At Hamilton since: 1988 

Which books that you’ve re-read after a long gap have you most enjoyed? 

Great Expectations, by Charles Dickens. I read it way too quickly in high school and hated it. But then we tried reading it aloud to our son when he was maybe 12 or 13. It is so funny! And very perceptive about abusive family structures, social class, being embarrassed about home, the way that the legal system creates “criminals.” And the plot is amazingly complicated. So now I teach it as often as I can—and spread the reading out over the semester in the hopes that students can slow down enough to enjoy it all. 

Which musical artists, past or present, mean the most to you? 

Dylan, Simon and Garfunkel, Josquin des Prez, but the pieces with the most emotional power for me are Copland’s Appalachian Spring, Smetana’s Moldau, and Menotti’s Amahl and the Night Visitors. 

Do youhave any literary “guilty pleasures”? 

I do like to read Georgette Heyer’s Regency Romances—they are for people who’ve run out of Jane Austen novels. But what I really do for guilty pleasure is watch re-runs of NCIS because Mark Harmon is a heartthrob. 

You wrote a book about reading and teaching Paradise Lost. Was that process difficult? Enjoyable? 

When I finished that book I had been teaching Paradise Lost to college students for about 25 years, so the process was being in the classroom, figuring out ways to make the text engaging, and then discovering that the poem is about education, with everyone in it educating, learning, parenting. Does a 25 year gestation for a project make it “difficult”? I could not have written that book if I did not teach the poem. 

What is a very obscure interest of yours? 

I am fascinated by accidental mummies—the children who freeze-dried on a mountain in Peru, the little Inuit baby, but especially bog bodies.

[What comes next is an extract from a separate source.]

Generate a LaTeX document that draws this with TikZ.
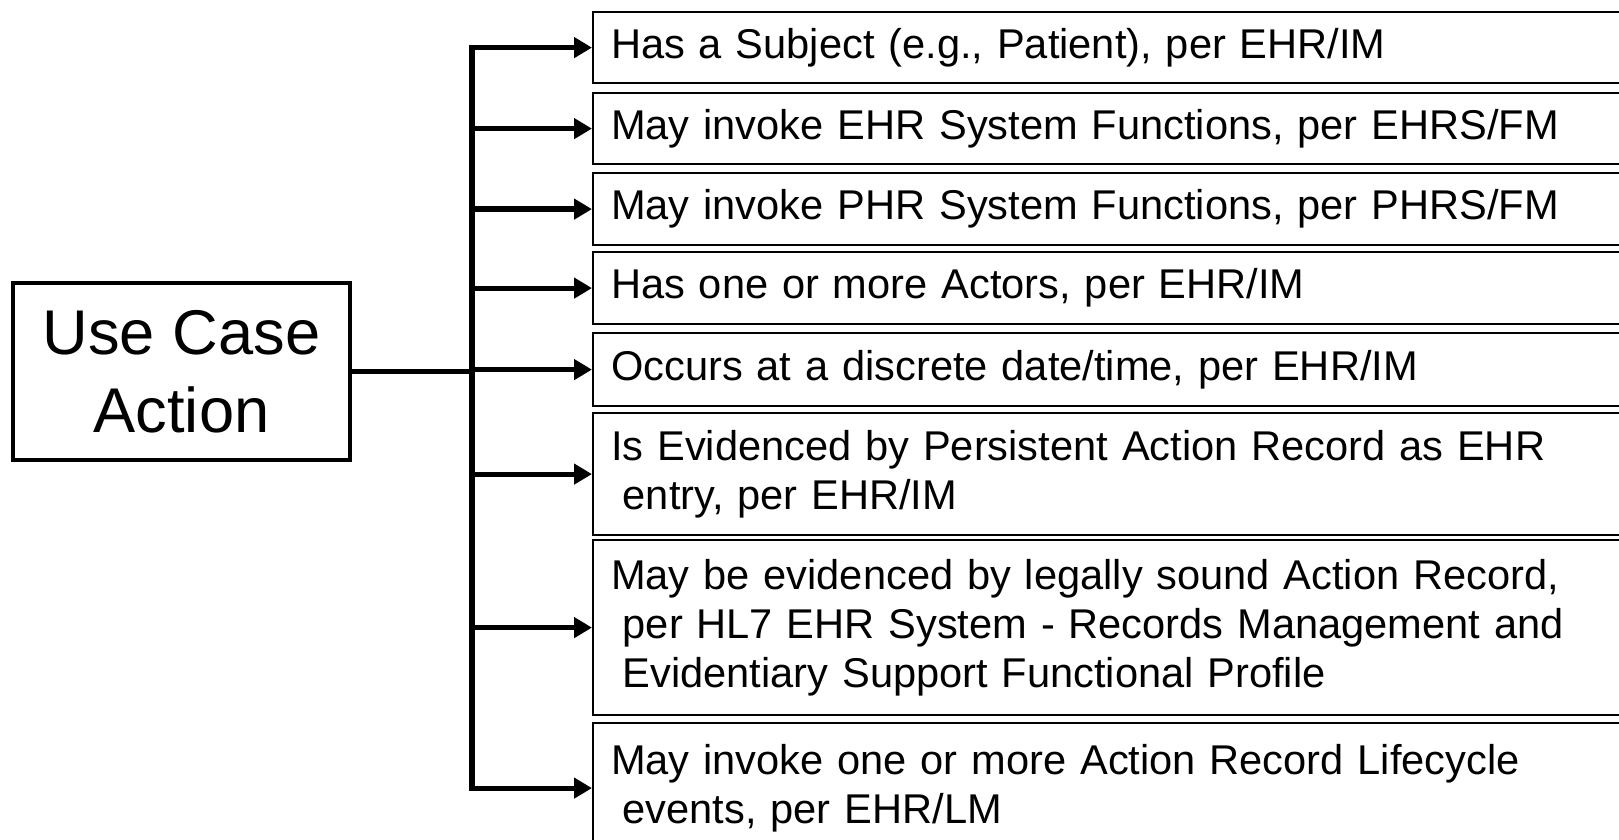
\documentclass[tikz,border=0pt]{standalone}
\usepackage{fontspec}
\setmainfont{Liberation Sans}
\usepackage{tikz}
\usetikzlibrary{arrows.meta,calc}

\begin{document}
\begin{tikzpicture}
[x = 0.5pt, y = -0.5pt]
\tikzset{
	action node/.style = {rectangle, draw, line width = 2.3pt, minimum width = 168.5pt, minimum height = 88.5pt, align = center, font = \fontsize{31.6}{39}\selectfont},
	item node/.style = {rectangle, draw, line width = 1.1pt, anchor = north west, minimum width = 519pt, text width = 501pt, inner xsep = 9pt, align = left, font = \fontsize{20.8}{24.5}\selectfont},
	trunk line/.style = {line width = 2.7pt, line cap = rect},
	item arrow/.style = {line width = 2.6pt, -{Triangle[length = 9pt, width = 10pt]}},
}
\useasboundingbox (0,0) rectangle (1619,840);

\node(uca)[action node] at (181.5,371.5) {Use Case\\Action};

\node(b1)[item node, minimum height = 35.5pt] at (592,11) {Has a Subject (e.g., Patient), per EHR/IM};
\node(b2)[item node, minimum height = 35.5pt] at (592,92) {May invoke EHR System Functions, per EHRS/FM};
\node(b3)[item node, minimum height = 36pt] at (592,172) {May invoke PHR System Functions, per PHRS/FM};
\node(b4)[item node, minimum height = 36pt] at (592,251) {Has one or more Actors, per EHR/IM};
\node(b5)[item node, minimum height = 36.5pt] at (592,332) {Occurs at a discrete date/time, per EHR/IM};
\node(b6)[item node, minimum height = 61pt] at (592,412) {Is Evidenced by Persistent Action Record as EHR\\\hspace*{.28em}entry, per EHR/IM};
\node(b7)[item node, minimum height = 87.5pt] at (592,539) {May be evidenced by legally sound Action Record,\\\hspace*{.28em}per HL7 EHR System - Records Management and\\\hspace*{.28em}Evidentiary Support Functional Profile};
\node(b8)[item node, minimum height = 65pt] at (592,722) {May invoke one or more Action Record Lifecycle\\\hspace*{.28em}events, per EHR/LM};

\coordinate(bus) at (472,371.5);
\draw [trunk line] (uca.east) -- (bus);
\draw [trunk line] (bus |- b1.west) -- (bus |- b8.west);
\draw [item arrow] (bus |- b1.west) -- (b1.west);
\draw [item arrow] (bus |- b2.west) -- (b2.west);
\draw [item arrow] (bus |- b3.west) -- (b3.west);
\draw [item arrow] (bus |- b4.west) -- (b4.west);
\draw [item arrow] (bus |- b5.west) -- (b5.west);
\draw [item arrow] (bus |- b6.west) -- (b6.west);
\draw [item arrow] (bus |- b7.west) -- (b7.west);
\draw [item arrow] (bus |- b8.west) -- (b8.west);

\end{tikzpicture}
\end{document}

Some are so perfectly preserved that you can see the stubble of their beards and the whorls of their fingerprints. Looking at them collapses time in a way literature doesn’t. 

What book did you feel as if you were supposed to like, and didn’t? 

The Great Gatsby. I’ve read it a couple of times. I don’t get what all the fuss is about. 

What book have you always meant to read and never gotten around to? Derek Walcott’s Omeros? Ezra Pound’s Cantos? 

I know I should read them, but I don’t have the discipline to do it. Ditto with all of Western Philosophy. 

There are a lot of books in the world, to read and re-read. How do you prioritize? 

There are certainly authors I read and re-read—Austen, Lois McMaster Bujold, Ursula LeGuin, Neil Gaiman—books I can pick up at any page and drop right in. But I mainly read non-fiction popular science books—about feathers, seeds, natural history and arguments about how humans evolved the way they did, as opposed to other apes. 

What topic (or topics) do you wish you knew more about? 

Geology. I love karst landscapes (all that eroding limestone does interesting things in different contexts). 

What talent or skill don’t you possess that you wish you did? 

I have always wanted to be a scary person, but it didn’t happen. 

What is something you know now that you wish you had known when you were 20? 

That once you’re out of college, it’s hard to learn new areas. I would have been a much more open-minded student, not so focused on humanities.